▶ STATED PROBLEM:
Collect from the data below each line with "React".

▶ DATA PROVIDED:
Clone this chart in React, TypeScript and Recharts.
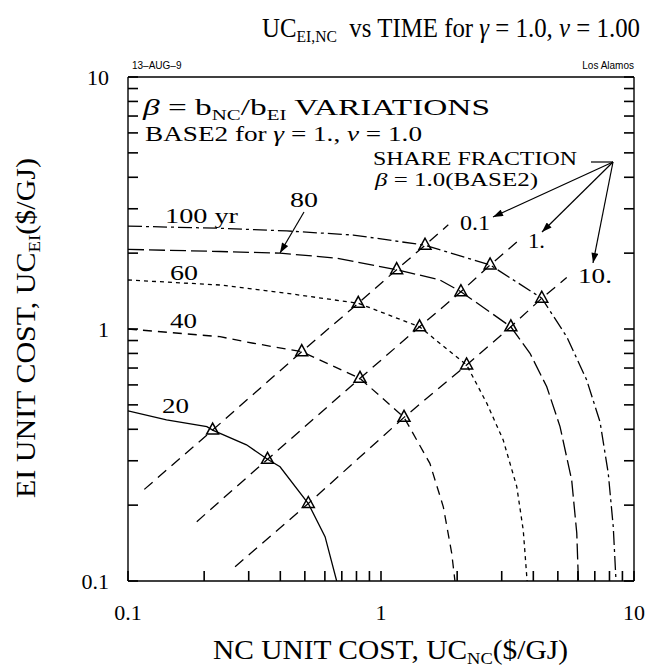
import React from 'react';
import { ComposedChart, Line, Scatter, XAxis, YAxis } from 'recharts';

// Cost curves, one pair of arrays per time horizon (NC cost, EI cost in $/GJ)
const nc20 = [0.1, 0.142, 0.205, 0.216, 0.294, 0.356, 0.399, 0.516, 0.601, 0.668];
const ei20 = [0.473, 0.436, 0.41, 0.397, 0.347, 0.304, 0.284, 0.203, 0.15, 0.1];

const nc40 = [0.1, 0.231, 0.313, 0.486, 0.826, 1.233, 1.56, 1.763, 1.903, 1.96];
const ei40 = [1.0, 0.932, 0.878, 0.813, 0.637, 0.446, 0.293, 0.197, 0.129, 0.1];

const nc60 = [0.1, 0.231, 0.424, 0.813, 1.42, 2.18, 2.62, 3.04, 3.44, 3.65, 3.78];
const ei60 = [1.565, 1.495, 1.386, 1.265, 1.02, 0.72, 0.507, 0.363, 0.237, 0.159, 0.1];

const nc80 = [0.1, 0.231, 0.399, 0.668, 1.153, 1.71, 2.07, 3.26, 3.88, 4.52, 5.1, 5.67, 5.94, 6.03];
const ei80 = [2.07, 2.03, 2.0, 1.91, 1.72, 1.565, 1.406, 1.02, 0.801, 0.59, 0.41, 0.252, 0.155, 0.1];

const nc100 = [0.1, 0.231, 0.424, 0.777, 1.493, 2.7, 4.32, 5.42, 6.5, 7.34, 7.91, 8.28, 8.49];
const ei100 = [2.56, 2.51, 2.45, 2.36, 2.15, 1.795, 1.325, 0.932, 0.628, 0.428, 0.268, 0.164, 0.1];

// Share fraction points (beta = 0.1, 1, 10) where they cross the 20..100 yr curves
const share01Nc = [0.216, 0.486, 0.813, 1.153, 1.493];
const share01Ei = [0.397, 0.813, 1.265, 1.72, 2.15];
const share1Nc = [0.356, 0.826, 1.42, 2.07, 2.7];
const share1Ei = [0.304, 0.637, 1.02, 1.406, 1.795];
const share10Nc = [0.516, 1.233, 2.18, 3.26, 4.32];
const share10Ei = [0.203, 0.446, 0.72, 1.02, 1.325];

// where each share fraction line starts and stops
const share01Ends = [[0.116, 0.231], [1.845, 2.59]];
const share1Ends = [[0.187, 0.172], [3.49, 2.24]];
const share10Ends = [[0.265, 0.114], [5.42, 1.6]];

const logTicks = [0.1, 0.2, 0.3, 0.4, 0.5, 0.6, 0.7, 0.8, 0.9, 1, 2, 3, 4, 5, 6, 7, 8, 9, 10];

const zip = (xs: number[], ys: number[]) => xs.map((x, i) => ({ x, y: ys[i] }));
const withEnds = (xs: number[], ys: number[], ends: number[][]) => [
  { x: ends[0][0], y: ends[0][1] },
  ...zip(xs, ys),
  { x: ends[1][0], y: ends[1][1] },
];

const curves = [
  { name: '20', data: zip(nc20, ei20), dash: undefined },
  { name: '40', data: zip(nc40, ei40), dash: '9 6' },
  { name: '60', data: zip(nc60, ei60), dash: '4 4' },
  { name: '80', data: zip(nc80, ei80), dash: '16 5' },
  { name: '100', data: zip(nc100, ei100), dash: '14 4 3 4' },
];

const shares = [
  { name: '0.1', pts: zip(share01Nc, share01Ei), line: withEnds(share01Nc, share01Ei, share01Ends) },
  { name: '1.', pts: zip(share1Nc, share1Ei), line: withEnds(share1Nc, share1Ei, share1Ends) },
  { name: '10.', pts: zip(share10Nc, share10Ei), line: withEnds(share10Nc, share10Ei, share10Ends) },
];

const W = 649;
const H = 669;
const serif = '"Liberation Serif", "DejaVu Serif", serif';
const sans = '"Liberation Sans", "DejaVu Sans", sans-serif';
const TICK = -10; // negative size points the tick marks into the plot

const isMajor = (v: number) => Math.abs(Math.log10(v) - Math.round(Math.log10(v))) < 1e-6;

// labels sit past the tick mark, so offsets include its 10px
const BottomLabel = ({ x, y, payload }: any) =>
  isMajor(payload.value) ? (
    <text x={x} y={y + 49} textAnchor="middle" fontFamily={serif} fontSize={22} fill="#000">
      {String(payload.value)}
    </text>
  ) : (
    <g />
  );

const LeftLabel = ({ x, y, payload }: any) =>
  isMajor(payload.value) ? (
    <text x={x - 29} y={y + 8} textAnchor="end" fontFamily={serif} fontSize={22} fill="#000">
      {String(payload.value)}
    </text>
  ) : (
    <g />
  );

const NoLabel = () => <g />;

const Triangle = (props: any) => {
  const { cx, cy } = props;
  return (
    <polygon
      points={`${cx},${cy - 7} ${cx - 6},${cy + 4} ${cx + 6},${cy + 4}`}
      fill="none"
      stroke="#000"
      strokeWidth={1.5}
    />
  );
};

const Sub = ({ children, size = 15, dy = 5 }: any) => (
  <>
    <tspan fontSize={size} dy={dy}>{children}</tspan>
    <tspan dy={-dy}>{'\u200b'}</tspan>
  </>
);

const axisCommon = {
  type: 'number' as const,
  scale: 'log' as const,
  domain: [0.1, 10],
  allowDataOverflow: true,
  ticks: logTicks,
  interval: 0 as const,
  tickSize: TICK,
  tickMargin: 0,
  tickLine: { stroke: '#000', strokeWidth: 1.6 },
  axisLine: { stroke: '#000', strokeWidth: 1.4 },
  stroke: '#000',
};

export default function App() {
  return (
    <div style={{ position: 'absolute', left: 0, top: 0, width: W, height: H, background: '#fff' }}>
      <ComposedChart width={W} height={H} margin={{ top: 76, right: 14, bottom: 58, left: 68 }}>
        <XAxis {...axisCommon} dataKey="x" tick={<BottomLabel />} height={30} />
        <XAxis {...axisCommon} xAxisId="top" orientation="top" tick={<NoLabel />} height={1} />
        <YAxis {...axisCommon} dataKey="y" tick={<LeftLabel />} width={60} />
        <YAxis {...axisCommon} yAxisId="right" orientation="right" tick={<NoLabel />} width={1} />
        {curves.map((c) => (
          <Line
            key={c.name}
            data={c.data}
            dataKey="y"
            type="linear"
            stroke="#000"
            strokeWidth={1.3}
            strokeDasharray={c.dash}
            dot={false}
            activeDot={false}
            isAnimationActive={false}
          />
        ))}
        {shares.map((s) => (
          <Line
            key={'line' + s.name}
            data={s.line}
            dataKey="y"
            type="linear"
            stroke="#000"
            strokeWidth={1.3}
            strokeDasharray="11 7"
            dot={false}
            activeDot={false}
            isAnimationActive={false}
          />
        ))}
        {shares.map((s) => (
          <Scatter key={'pts' + s.name} data={s.pts} shape={<Triangle />} isAnimationActive={false} />
        ))}
      </ComposedChart>

      <svg
        width={W}
        height={H}
        style={{ position: 'absolute', left: 0, top: 0, pointerEvents: 'none' }}
        fontFamily={serif}
        fill="#000"
      >
        <defs>
          <marker id="head" viewBox="0 0 10 7" refX="10" refY="3.5" markerUnits="userSpaceOnUse" markerWidth="11" markerHeight="7" orient="auto">
            <path d="M0,0 L10,3.5 L0,7 z" fill="#000" />
          </marker>
        </defs>

        <text x={262} y={37} fontSize={27} textLength={378} lengthAdjust="spacingAndGlyphs">
          UC<Sub size={17} dy={5}>EI,NC</Sub>{'\u00a0\u00a0'}vs TIME for <tspan fontStyle="italic">γ</tspan> = 1.0,{' '}
          <tspan fontStyle="italic">ν</tspan> = 1.00
        </text>

        <text x={132} y={69} fontFamily={sans} fontSize={10}>13–AUG–9</text>
        <text x={634} y={69} fontFamily={sans} fontSize={10} textAnchor="end">Los Alamos</text>

        <text x={143} y={115} fontSize={24} textLength={347} lengthAdjust="spacingAndGlyphs">
          <tspan fontStyle="italic">β</tspan> = b<Sub size={15} dy={5}>NC</Sub>/b<Sub size={15} dy={5}>EI</Sub> VARIATIONS
        </text>
        <text x={145} y={141} fontSize={21} textLength={277} lengthAdjust="spacingAndGlyphs">
          BASE2 for <tspan fontStyle="italic">γ</tspan> = 1., <tspan fontStyle="italic">ν</tspan> = 1.0
        </text>

        <text x={373} y={165} fontSize={19} textLength={204} lengthAdjust="spacingAndGlyphs">SHARE FRACTION</text>
        <text x={375} y={186} fontSize={19} textLength={163} lengthAdjust="spacingAndGlyphs">
          <tspan fontStyle="italic">β</tspan> = 1.0(BASE2)
        </text>
        <line x1={591} y1={162} x2={613} y2={162} stroke="#000" strokeWidth={1.2} />
        <line x1={613} y1={162} x2={493} y2={217} stroke="#000" strokeWidth={1.2} markerEnd="url(#head)" />
        <line x1={613} y1={162} x2={542} y2={232} stroke="#000" strokeWidth={1.2} markerEnd="url(#head)" />
        <line x1={613} y1={162} x2={593} y2={263} stroke="#000" strokeWidth={1.2} markerEnd="url(#head)" />

        {/* share fraction labels */}
        <text x={460} y={230} fontSize={21} textLength={30} lengthAdjust="spacingAndGlyphs">0.1</text>
        <text x={528} y={248} fontSize={21} textLength={17} lengthAdjust="spacingAndGlyphs">1.</text>
        <text x={578} y={283} fontSize={21} textLength={34} lengthAdjust="spacingAndGlyphs">10.</text>

        {/* time horizon labels */}
        <text x={165} y={223} fontSize={22} textLength={73} lengthAdjust="spacingAndGlyphs">100 yr</text>
        <text x={290} y={207} fontSize={22} textLength={28} lengthAdjust="spacingAndGlyphs">80</text>
        <line x1={304} y1={212} x2={280} y2={253} stroke="#000" strokeWidth={1.2} markerEnd="url(#head)" />
        <text x={170} y={280} fontSize={22} textLength={28} lengthAdjust="spacingAndGlyphs">60</text>
        <text x={170} y={328} fontSize={22} textLength={27} lengthAdjust="spacingAndGlyphs">40</text>
        <text x={162} y={413} fontSize={22} textLength={27} lengthAdjust="spacingAndGlyphs">20</text>

        <text x={213} y={659} fontSize={27} textLength={355} lengthAdjust="spacingAndGlyphs">
          NC UNIT COST, UC<Sub size={17} dy={5}>NC</Sub>($/GJ)
        </text>
        <text transform="rotate(-90)" x={-498} y={35} fontSize={27} textLength={340} lengthAdjust="spacingAndGlyphs">
          EI UNIT COST, UC<Sub size={17} dy={5}>EI</Sub>($/GJ)
        </text>
      </svg>
    </div>
  );
}
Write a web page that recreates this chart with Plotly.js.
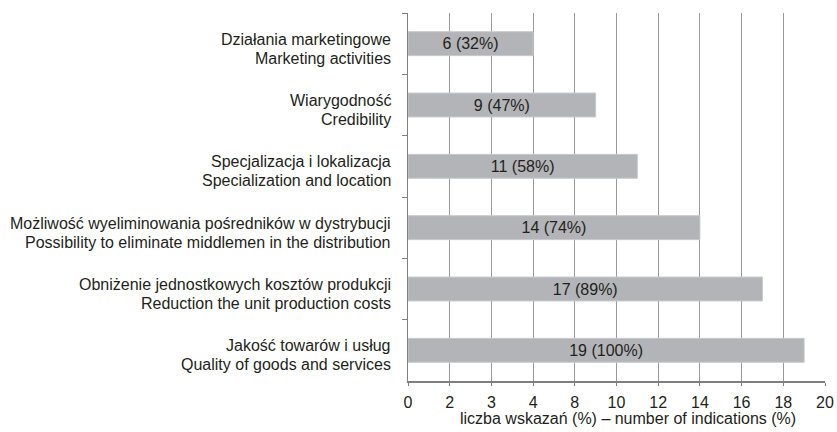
<!DOCTYPE html>
<html><head><meta charset="utf-8">
<script src="https://cdn.plot.ly/plotly-3.0.1.min.js"></script>
<style>html,body{margin:0;padding:0;background:#fff}#chart{width:837px;height:432px}</style>
</head><body><div id="chart"></div>
<script>
var categoriesPL = ["Działania marketingowe","Wiarygodność","Specjalizacja i lokalizacja","Możliwość wyeliminowania pośredników w dystrybucji","Obniżenie jednostkowych kosztów produkcji","Jakość towarów i usług"];
var categoriesEN = ["Marketing activities","Credibility","Specialization and location","Possibility to eliminate middlemen in the distribution","Reduction the unit production costs","Quality of goods and services"];
var counts = [6, 9, 11, 14, 17, 19];
var percents = [32, 47, 58, 74, 89, 100];
var tickValues = [0,2,4,6,8,10,12,14,16,18,20];
var tickLabels = ["0","2","3","4","8","10","12","14","16","18","20"];
var xTitle = "liczba wskazań (%) – number of indications (%)";

var labels = counts.map(function(c,i){return c + " (" + percents[i] + "%)";});
var FF = "Liberation Sans, Arial, sans-serif";
var TC = "#231f20";
var FS = 16;

var trace = {
  type:"bar", orientation:"h", x:counts, y:categoriesPL, text:labels,
  textposition:"inside", insidetextanchor:"middle", textangle:0,
  textfont:{family:FF, size:FS, color:TC},
  marker:{color:"#b3b4b7", line:{color:"#c9cacc", width:1}},
  hoverinfo:"none"
};

var annotations = [];
categoriesPL.forEach(function(p,i){
  annotations.push({xref:"paper", yref:"y", x:0, y:p, text:p, showarrow:false,
    xanchor:"right", yanchor:"middle", xshift:-15, yshift:4.5,
    font:{family:FF, size:FS, color:TC}});
  annotations.push({xref:"paper", yref:"y", x:0, y:p, text:categoriesEN[i], showarrow:false,
    xanchor:"right", yanchor:"middle", xshift:-15, yshift:-14.5,
    font:{family:FF, size:FS, color:TC}});
});
annotations.push({xref:"paper", yref:"paper", x:0.5, y:0, text:xTitle, showarrow:false,
  xanchor:"center", yanchor:"middle", xshift:11, yshift:-37,
  font:{family:FF, size:FS, color:TC}});

var layout = {
  width:837, height:432,
  margin:{l:408, r:12, t:13, b:51},
  paper_bgcolor:"#fff", plot_bgcolor:"#fff",
  font:{family:FF, size:FS, color:TC}, showlegend:false, bargap:0.61,
  annotations:annotations,
  xaxis:{range:[0,20], tickmode:"array", tickvals:tickValues, ticktext:tickLabels,
    showgrid:true, gridcolor:"#9a9a9a", gridwidth:1, zeroline:false,
    showline:true, linecolor:"#7f7f7f", linewidth:1.5,
    ticks:"outside", ticklen:3, tickcolor:"#7f7f7f", tickwidth:1,
    ticklabelstandoff:3,
    tickfont:{family:FF, size:FS, color:TC},
    fixedrange:true},
  yaxis:{autorange:"reversed", type:"category", categoryorder:"array", categoryarray:categoriesPL,
    showgrid:false, zeroline:false, showticklabels:false,
    showline:true, linecolor:"#7f7f7f", linewidth:1.5,
    ticks:"outside", tickson:"boundaries", ticklen:5, tickcolor:"#7f7f7f", tickwidth:1,
    fixedrange:true}
};
Plotly.newPlot("chart", [trace], layout, {displayModeBar:false, staticPlot:true});
</script></body></html>
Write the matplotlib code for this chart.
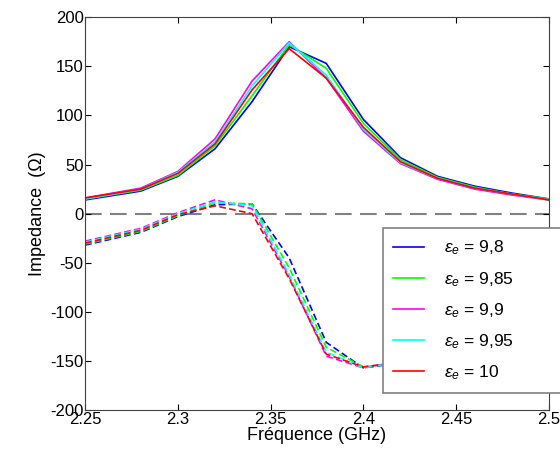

▶ RESULT OF THIS EXERCISE:
Clone this chart in React, TypeScript and Recharts.
import React from 'react';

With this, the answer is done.